TRIBUNE. Essayiste, cofondateur de l’Orchestre symphonique d’Europe, Laurent Kupferman s’est éteint brutalement à 59 ans. Stéphane Nivet, Historien, ancien délégué général de la Licra, lui rend hommage dans « Le Point ».

Laurent Kupferman nous a quittés, brutalement. C’était un « honnête homme » au sens où Montaigne l’entendait, c’est-à-dire « un homme mêlé ». Touche-à-tout infatigable animé par une curiosité sans bornes, il était toujours tourmenté du désir d’être utile : de l’Orchestre symphonique d’Europe, qu’il cofonda en 1988 avec Eric Walter et Olivier Holt, à la panthéonisation de Joséphine Baker, dont nous lui devons la paternité, tout dans l’âme de Laurent Kupferman était engagement et valeurs.
Cette force, il la tenait d’une histoire dense et ancrée. Celle de son grand-père, Israël Kupferman, ingénieur polonais arrivé en France en 1930, engagé dans les Brigades internationales, arrêté le 14 mai 1941 lors de la rafle dite « du billet vert » et envoyé vers la mort, à Auschwitz. Celle de sa grand-mère, Frania Rothblum-Propper, résistante, qui fonda après la guerre la maison du Renouveau à Montmorency pour accueillir les enfants ayant perdu leurs parents en déportation. Celle de son père, Fred, enfant caché dans l’école catholique de cette même ville à l’abri des persécutions antisémites grâce à l’aide apportée par Mlle Massard, et qui sera un historien de talent auquel nous devons une œuvre reconnue sur la Première et la Seconde Guerre mondiale. Celle de sa mère, Sigrid, autrice allemande avec laquelle, notamment, son père travailla à la publication d’ouvrages historiques originaux à destination de la jeunesse.
République joyeuse
À partir de cet héritage, Laurent Kupferman avait su construire un républicanisme fécond et un universalisme affermi, qu’il portait partout avec lui, au Grand Orient de France comme dans ses livres, au cabinet du ministre de la Culture, à l’Unesco, ou à la faveur de ses multiples combats. Défenseur des arts et de la culture, militant contre le racisme et l’antisémitisme, pour le droit de mourir dans la dignité et pour le mariage pour tous : il était partout où la devise de la République avait besoin d’être défendue, étonnant toujours par son érudition, convoquant à l’envi Ferdinand Buisson ou Léon Bourgeois à l’appui de ses arguments.
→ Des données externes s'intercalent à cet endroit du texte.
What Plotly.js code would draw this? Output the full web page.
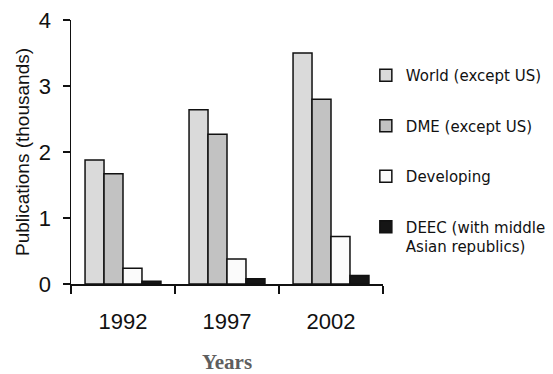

Surtout, Laurent Kupferman avait la République joyeuse, loin des discours parfois pontifiants et des incantations stériles. Sa République était belle et vivante, comme celle de Béranger chantée par Jean-Louis Murat : « À jamais proscrivons l’ennui […] Chez nous l’ennui ne pourra naître : le plaisir suit la liberté. » C’est sans doute là qu’il faut chercher l’héritage principal qu’il nous lègue : une certaine idée de la République où l’idéal est soutenu par une fraternité d’airain, un amour opératif de la vie et de la culture, un humour désarmant tous les fâcheux, une véritable morale laïque en action, une attention permanente à solidifier ce qui nous rassemble pour écarter ce qui nous divise.
Dans le catalogue que nous avions réalisé ensemble pour illustrer l’exposition du musée de la Résistance et de la Déportation de Haute-Garonne consacrée à Joséphine Baker, il avait terminé son propos ainsi : « Elle était la France que nous aimons ». Je crois pouvoir dire, parmi la multitude de ses amis aujourd’hui terriblement orphelins, que Laurent Kupferman était, lui aussi, la France que nous aimons.